By Andrew Cohen
Before a rapt Berkeley Law audience, four renowned privacy experts tackled hot-button topics at the Riesenfeld Symposium “Who’s Watching? Global Perspectives on Privacy” afternoon panel on February 27. The event was presented by the Berkeley Journal of International Law (BJIL) and moderated by Chris Hoofnagle, director of information privacy programs at the Berkeley Center for Law & Technology.
That night, Jones Day partner Steven Smith ’83 received the Riesenfeld Memorial Award, given annually to a scholar or practitioner who has made outstanding contributions to international law. The award honors the memory of former Berkeley Law professor and international law authority Stefan A. Riesenfeld. A top international arbitration attorney, Smith founded and served as editor-in-chief of International Tax and Business Lawyer, the precursor to BJIL.

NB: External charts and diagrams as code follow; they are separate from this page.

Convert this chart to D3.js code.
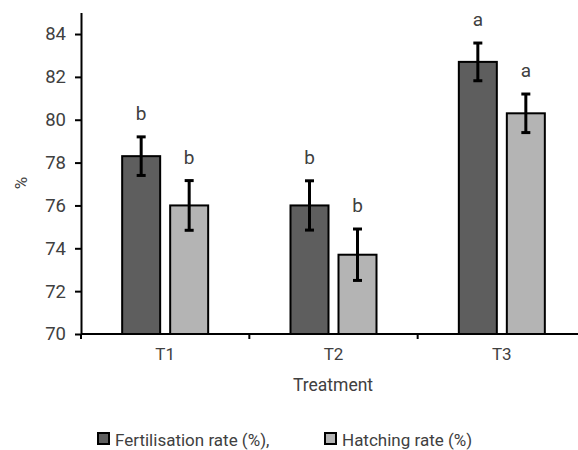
<!DOCTYPE html>
<html>
<head>
<meta charset="utf-8">
<script src="https://cdn.jsdelivr.net/npm/d3@7"></script>
<style>
  body { margin: 0; background: #fff; }
  text { font-family: Roboto, "Liberation Sans", sans-serif; font-weight: 400; fill: #404040; }
</style>
</head>
<body>
<svg width="578" height="450"></svg>
<script>
const categories = ["T1", "T2", "T3"];
const series = ["Fertilisation rate (%),", "Hatching rate (%)"];
const fertilisation = [78.3, 76.0, 82.7];
const fertilisationErr = [0.9, 1.15, 0.88];
const hatching = [76.0, 73.7, 80.3];
const hatchingErr = [1.16, 1.2, 0.9];
const fertLetters = ["b", "b", "a"];
const hatchLetters = ["b", "b", "a"];
const yTicks = [70, 72, 74, 76, 78, 80, 82, 84];

const colors = ["#5e5e5e", "#b4b4b4"];
const margin = { top: 12.6, left: 81, bottom: 334 };

// rows: one per category, two bars each
const rows = categories.map((c, i) => ({
  cat: c,
  bars: [
    { s: 0, v: fertilisation[i], e: fertilisationErr[i], l: fertLetters[i] },
    { s: 1, v: hatching[i], e: hatchingErr[i], l: hatchLetters[i] }
  ]
}));

const svg = d3.select("svg");

const x0 = d3.scaleBand().domain(categories).range([margin.left, 586]);
const x1 = d3.scaleBand().domain([0, 1]).range([-43, 43]).paddingInner(10 / 48);
const y = d3.scaleLinear().domain([70, 85]).range([margin.bottom, margin.top]);

// y axis
const yAxis = d3.axisLeft(y).tickValues(yTicks).tickSize(6).tickSizeOuter(0).tickPadding(9);
const gy = svg.append("g").attr("transform", `translate(${margin.left},0)`).call(yAxis);
gy.select(".domain").attr("stroke", "#000").attr("stroke-width", 2);
gy.selectAll(".tick line").attr("stroke", "#000").attr("stroke-width", 2);
gy.selectAll(".tick text").attr("font-size", 18.5).attr("fill", "#404040")
  .style("font-family", "Roboto, sans-serif").style("font-weight", 400);

// bars
const groups = svg.selectAll(".grp").data(rows).enter().append("g")
  .attr("transform", d => `translate(${x0(d.cat) + x0.bandwidth() / 2},0)`);

groups.selectAll("rect").data(d => d.bars).enter().append("rect")
  .attr("x", d => x1(d.s))
  .attr("width", x1.bandwidth())
  .attr("y", d => y(d.v))
  .attr("height", d => y(70) - y(d.v))
  .attr("fill", d => colors[d.s])
  .attr("stroke", "#000")
  .attr("stroke-width", 2);

// error bars
const err = groups.selectAll(".err").data(d => d.bars).enter().append("g")
  .attr("transform", d => `translate(${x1(d.s) + x1.bandwidth() / 2},0)`);
err.append("line").attr("y1", d => y(d.v + d.e)).attr("y2", d => y(d.v - d.e));
err.append("line").attr("x1", -4.5).attr("x2", 4.5).attr("y1", d => y(d.v + d.e)).attr("y2", d => y(d.v + d.e));
err.append("line").attr("x1", -4.5).attr("x2", 4.5).attr("y1", d => y(d.v - d.e)).attr("y2", d => y(d.v - d.e));
err.selectAll("line").attr("stroke", "#000").attr("stroke-width", 3);

// significance letters
groups.selectAll(".lbl").data(d => d.bars).enter().append("text")
  .attr("x", d => x1(d.s) + x1.bandwidth() / 2)
  .attr("y", d => y(d.v + d.e) - 17)
  .attr("text-anchor", "middle")
  .attr("font-size", 19)
  .text(d => d.l);

// x axis
svg.append("line")
  .attr("x1", margin.left).attr("x2", 586)
  .attr("y1", y(70)).attr("y2", y(70))
  .attr("stroke", "#000").attr("stroke-width", 2);
svg.selectAll(".xtick").data(categories.concat(["end"])).enter().append("line")
  .attr("x1", (d, i) => margin.left + i * x0.step())
  .attr("x2", (d, i) => margin.left + i * x0.step())
  .attr("y1", y(70)).attr("y2", y(70) + 5)
  .attr("stroke", "#000").attr("stroke-width", 2);
svg.selectAll(".xlab").data(categories).enter().append("text")
  .attr("x", d => x0(d) + x0.bandwidth() / 2)
  .attr("y", 360)
  .attr("text-anchor", "middle")
  .attr("font-size", 17)
  .text(d => d);

svg.append("text").attr("x", 333).attr("y", 391).attr("text-anchor", "middle")
  .attr("font-size", 17.5).text("Treatment");

svg.append("text").attr("transform", "translate(27,183) rotate(-90)")
  .attr("text-anchor", "middle").attr("font-size", 17).text("%");

// legend
const legendX = [98, 325];
const leg = svg.selectAll(".leg").data(series).enter().append("g")
  .attr("transform", (d, i) => `translate(${legendX[i]},433)`);
leg.append("rect").attr("width", 11).attr("height", 11)
  .attr("fill", (d, i) => colors[i]).attr("stroke", "#000").attr("stroke-width", 2);
leg.append("text").attr("x", 17).attr("y", 12.5).attr("font-size", 17).text(d => d);
</script>
</body>
</html>
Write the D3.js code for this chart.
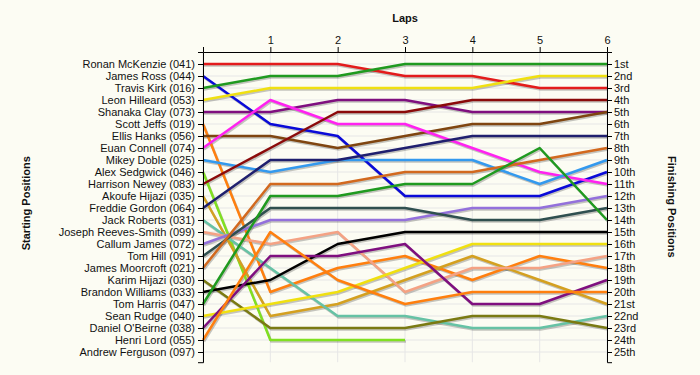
<!DOCTYPE html>
<html>
<head>
<meta charset="utf-8">
<script src="https://cdn.jsdelivr.net/npm/d3@7"></script>
<style>
  body { margin: 0; background: #fcfcf3; }
  svg text { font-family: Arial, "Liberation Sans", sans-serif; fill: #111; }
</style>
</head>
<body>
<div id="chart_div"></div>
<script>
// laps along the top, lap 0 is the grid
const laps = [0, 1, 2, 3, 4, 5, 6]
const lapLabels = ["", "1", "2", "3", "4", "5", "6"]

// drivers in starting order
const drivers = [
  "Ronan McKenzie (041)", "James Ross (044)", "Travis Kirk (016)", "Leon Hilleard (053)",
  "Shanaka Clay (073)", "Scott Jeffs (019)", "Ellis Hanks (056)", "Euan Connell (074)",
  "Mikey Doble (025)", "Alex Sedgwick (046)", "Harrison Newey (083)", "Akoufe Hijazi (035)",
  "Freddie Gordon (064)", "Jack Roberts (031)", "Joseph Reeves-Smith (099)", "Callum James (072)",
  "Tom Hill (091)", "James Moorcroft (021)", "Karim Hijazi (030)", "Brandon Williams (033)",
  "Tom Harris (047)", "Sean Rudge (040)", "Daniel O'Beirne (038)", "Henri Lord (055)",
  "Andrew Ferguson (097)"
]

const finishLabels = [
  "1st", "2nd", "3rd", "4th", "5th", "6th", "7th", "8th", "9th", "10th", "11th", "12th", "13th",
  "14th", "15th", "16th", "17th", "18th", "19th", "20th", "21st", "22nd", "23rd", "24th", "25th"
]

// position after each lap (index = lap), one row per driver, null = not running
const positions = [
  [1, 1, 1, 2, 2, 3, 3],
  [2, 6, 7, 12, 12, 12, 10],
  [3, 2, 2, 1, 1, 1, 1],
  [4, 3, 3, 3, 3, 2, 2],
  [5, 5, 4, 4, 5, 5, 5],
  [6, 20, 18, 17, 19, 17, 18],
  [7, 7, 8, 7, 6, 6, 5],
  [8, 4, 6, 6, 8, 10, 11],
  [9, 10, 9, 9, 9, 11, 9],
  [10, 24, 24, 24, null, null, null],
  [11, 8, 5, 5, 4, 4, 4],
  [12, 22, 21, 19, 17, 19, 21],
  [13, 9, 9, 8, 7, 7, 7],
  [14, 18, 22, 22, 23, 23, 22],
  [15, 16, 15, 20, 18, 18, 17],
  [16, 14, 14, 14, 13, 13, 12],
  [17, 13, 13, 13, 14, 14, 13],
  [18, 11, 11, 10, 10, 9, 8],
  [19, 23, 23, 23, 22, 22, 23],
  [20, 19, 16, 15, 15, 15, 15],
  [21, 12, 12, 11, 11, 8, 14],
  [22, 21, 20, 18, 16, 16, 16],
  [23, 17, 17, 16, 21, 21, 19],
  [24, 15, 19, 21, 20, 20, 20],
  [null, null, null, null, null, null, null]
]

const driverColors = [
  "#e31b1b", "#0a0ad8", "#1f9a1f", "#f0e010", "#7f0f7f", "#ff7f0e", "#7f4510", "#ff22f0",
  "#3399ee", "#80e020", "#8b0a0a", "#d4a020", "#1f1f6e", "#66c2a5", "#f4a284", "#9370db",
  "#2f4f4f", "#d2691e", "#7a7a12", "#000000", "#1f9a1f", "#f0e010", "#7f0f7f", "#ff7f0e",
  "#999999"
]

// set the dimensions and margins
const margin = {top: 52, right: 93, bottom: 13, left: 203},
  width = 700 - margin.left - margin.right,
  height = 375 - margin.top - margin.bottom;

const svg = d3.select("#chart_div")
  .append("svg")
    .attr("width", 700)
    .attr("height", 375)
  .append("g")
    .attr("transform", `translate(${margin.left},${margin.top})`);

const x = d3.scaleLinear()
  .domain([0, 6])
  .range([0, width]);

// one row = 12px, row 0 sits on the top axis
const y = d3.scaleLinear()
  .domain([0, 25.85])
  .range([0, 25.85 * 12]);

// grid
svg.append("g")
  .selectAll("line")
  .data(d3.range(1, 26))
  .join("line")
    .attr("x1", 0).attr("x2", width)
    .attr("y1", d => y(d)).attr("y2", d => y(d))
    .attr("stroke", "#e6e6e6");

svg.append("g")
  .selectAll("line")
  .data(laps)
  .join("line")
    .attr("x1", d => x(d)).attr("x2", d => x(d))
    .attr("y1", 0).attr("y2", y(25.85))
    .attr("stroke", "#e6e6e6");

// lines
const line = d3.line()
  .defined(d => d != null)
  .x((d, i) => x(laps[i]))
  .y(d => y(d));

svg.append("g")
  .selectAll("path")
  .data(positions)
  .join("path")
    .attr("d", d => line(d))
    .attr("fill", "none")
    .attr("stroke", "#000")
    .attr("stroke-opacity", 0.22)
    .attr("stroke-width", 2.5)
    .attr("transform", "translate(1,1.5)");

svg.append("g")
  .selectAll("path")
  .data(positions)
  .join("path")
    .attr("d", d => line(d))
    .attr("fill", "none")
    .attr("stroke", (d, i) => driverColors[i])
    .attr("stroke-width", 2.5)
    .attr("stroke-linejoin", "round");

// axes
const topAxis = svg.append("g")
  .call(d3.axisTop(x).tickValues(laps).tickFormat((d, i) => lapLabels[i]).tickSize(5).tickSizeOuter(0));

const leftAxis = svg.append("g")
  .call(d3.axisLeft(y).tickValues(d3.range(1, 26)).tickFormat((d, i) => drivers[i]).tickSize(5).tickPadding(3));

const rightAxis = svg.append("g")
  .attr("transform", `translate(${width},0)`)
  .call(d3.axisRight(y).tickValues(d3.range(1, 26)).tickFormat((d, i) => finishLabels[i]).tickSize(5).tickPadding(2));

[topAxis, leftAxis, rightAxis].forEach(a => {
  a.selectAll("text").attr("font-size", 11).attr("fill", "#111")
    .style("font-family", "Arial, 'Liberation Sans', sans-serif");
  a.selectAll("line, path").attr("stroke", "#000");
});

// titles
svg.append("text")
  .attr("x", width / 2)
  .attr("y", -30)
  .attr("text-anchor", "middle")
  .attr("font-size", 11)
  .attr("font-weight", "bold")
  .text("Laps");

svg.append("text")
  .attr("transform", `translate(${-173},${y(12.6)}) rotate(-90)`)
  .attr("text-anchor", "middle")
  .attr("font-size", 11)
  .attr("font-weight", "bold")
  .text("Starting Positions");

svg.append("text")
  .attr("transform", `translate(${width + 61},${y(12.9)}) rotate(90)`)
  .attr("text-anchor", "middle")
  .attr("font-size", 11)
  .attr("font-weight", "bold")
  .text("Finishing Positions");
</script>
</body>
</html>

The panel—two esteemed academics, a veteran law-firm partner, and a senior technology officer—differed on certain issues. But they clearly agreed that privacy issues will become increasingly prevalent—and paramount.
“Data drives our information economy and it’s not big data, it’s ginormous data,” said Michelle Dennedy, vice president and chief privacy officer of the computer security software company McAfee. She told a packed classroom of Berkeley Law students that “privacy will hit your practice area, no matter what kind of law you go into.”
As a corporate partner in Ropes & Gray’s technology group, panelist James DeGraw leads projects driven by technology, data, or other intellectual property assets. He said he analyzes data protection laws in two ways: “What do they say you can do with the data, and what do they say the government can do?”
Since last summer’s bombshell leaks by Edward Snowden about the reach of intelligence agency surveillance, DeGraw said companies are “thinking more than ever about where and how data is being stored.”
The Snowden impact
Dennedy, who oversees McAfee’s data privacy policies and practices, described the company’s efforts to incorporate privacy protections earlier than ever—in the very design and engineering of its products. She also criticized Snowden for sharing too much information and exposing too many people to undue risk.
But Colin Bennett, a political science professor at the University of Victoria in British Columbia, said Snowden accelerated overdue reforms in privacy legislation. Bennett writes extensively about the increasing levels of surveillance in modern life and attitudes towards this trend.
“For as long as I can remember, lawyers, technology experts, political scientists, and others have heard that what the privacy reform movement needs is a Chernobyl,” he said. “Whatever you think of Snowden, his revelations provided unequivocally the most important development in privacy protection in decades. They exposed practices that have been arrogant and egregious in their reach, and we have Snowden to thank for that.”
Danilo Doneda, a law professor at Fundação Getúlio Vargas in Rio de Janeiro and a member of Brazil’s Ministry of Justice Committee on Electronic Commerce, marveled at his government’s response to the push for greater privacy protections worldwide.
“Brazilians’ reactions were among the strongest in the world, but my country’s focus is more on protection of the state rather than protection of citizens,” he said. According to Doneda, Brazil is shaping privacy legislation based on the European system of data protection laws because its consumer protection statutes, copied from the U.S., “aren’t enough to protect our citizens.”
Canada passed sweeping data protection legislation in the late 1990s, and Bennett noted that its privacy laws are overseen by commissioners with strong educational and enforcement power. “If you have a privacy problem in Canada, you know where to go to,” he said. “But a Canadian organization that outsources data processing is responsible for ensuring that the company abides by Canadian law, and that creates a complicated, messy series of instruments.”
The panelists agreed that as technology advances create an increasingly globalized world, international privacy standards will be essential. “There will be reform,” Hoofnagle said. “The question is just how radical it will be.”